OPINION/ Les travailleurs étrangers temporaires, dont on parle tant dans les officines gouvernementales ces jours-ci, se retrouvent de plus en plus nombreux parmi nos membres dans les usines du Québec. Ils n’ont souvent de temporaires que le nom, puisqu’ils occupent des emplois bien réels et surtout répondent à un besoin permanent.
Dans plusieurs villages et villes en région, cela donne lieu à de belles histoires d’immigration. Leur présence dynamise une région, plusieurs apprennent le français, demandent la résidence permanente et font venir famille et enfants pour faire leur vie ici.

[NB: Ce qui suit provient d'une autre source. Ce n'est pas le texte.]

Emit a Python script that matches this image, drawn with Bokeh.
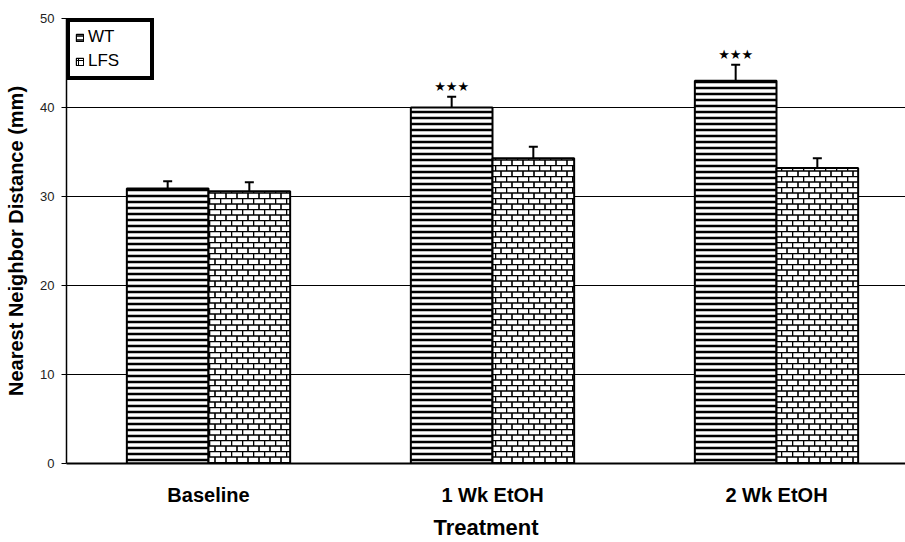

Là où l’intégration est plus difficile, c’est lorsque ces travailleurs étrangers temporaires ne sont que de passage. Ils vivent dans leur coin, se mêlent peu aux autres en raison de la barrière de la langue, vivent séparés de leur famille restée dans leur pays d’origine. Ils sont alors à la merci de l’employeur, puisque leur permis de travail n’est valide que dans un seul établissement. Et l’employeur n’a pas vraiment d’obligation de francisation, ces derniers étant seulement de passage.
Ces travailleurs sont à la merci de l’employeur, qui peut à tout moment révoquer leur permis ou ne pas le renouveler pour un autre terme. Cette précarité peut s’étirer indéfiniment, de renouvellement en renouvellement. Cela devient une main-d’œuvre jetable, précaire, temporaire… de façon permanente!
Même s’ils bénéficient sur papier des droits que leur confèrent les lois québécoises ainsi que nos conventions collectives, dans les faits, ils peuvent difficilement exercer librement leurs droits sous peine de représailles. Trop souvent a-t-on vu certains d’entre eux hésiter à déclarer un accident de travail!
Des espoirs d’immigration déçus
Pire, les espoirs d’immigration permanente s’envolent en fumée. En effet, depuis la révision du programme «Expérience québécoise» par le gouvernement du Québec en 2022, les travailleurs étrangers temporaires moins scolarisés n’ont plus la possibilité d’immigrer au Québec, et ce, même si leur niveau de français était excellent. Ils sont assez bons pour travailler ici, mais seulement comme «cheap labour». Voilà la signification odieuse d’une telle réforme.
Pour les autres, détenteurs d’une formation spécialisée, l’accès à l’immigration demeure très difficile, puisque le niveau de français requis à l’écrit est très élevé, davantage même que celui de plusieurs francophones.
On apprenait cette semaine qu’il y aurait près de 350000 travailleurs étrangers sur des permis temporaires. Pour comprendre l’ampleur du phénomène, précisons qu’il y a 2,875 millions de travailleurs et travailleuses dans le secteur privé au Québec. Les travailleurs étrangers temporaires représentent donc environ 12% de cette force de travail (un peu moins si on considère que certains sont dans le public, notamment comme préposés aux bénéficiaires ou infirmières, par exemple). C’est énorme! On ne parle plus d’un programme marginal. Dans certains de nos milieux de travail, la proportion de travailleurs étrangers temporaires augmente à vue d’œil, jusqu’à représenter parfois près de la moitié des membres.
Une réflexion s’impose. On ne peut collectivement laisser s’installer un tel marché du travail à deux vitesses, qui s’appuie sur la précarité de travailleurs étrangers temporaires. Oui, nos usines ont besoin de main-d’œuvre, et ce besoin n’est pas près de s’estomper. Prenons les moyens pour que ces travailleurs étrangers puissent s’établir parmi nous, dans nos régions, vivre en français avec nous et envoyer leurs enfants à l’école du village ou du quartier.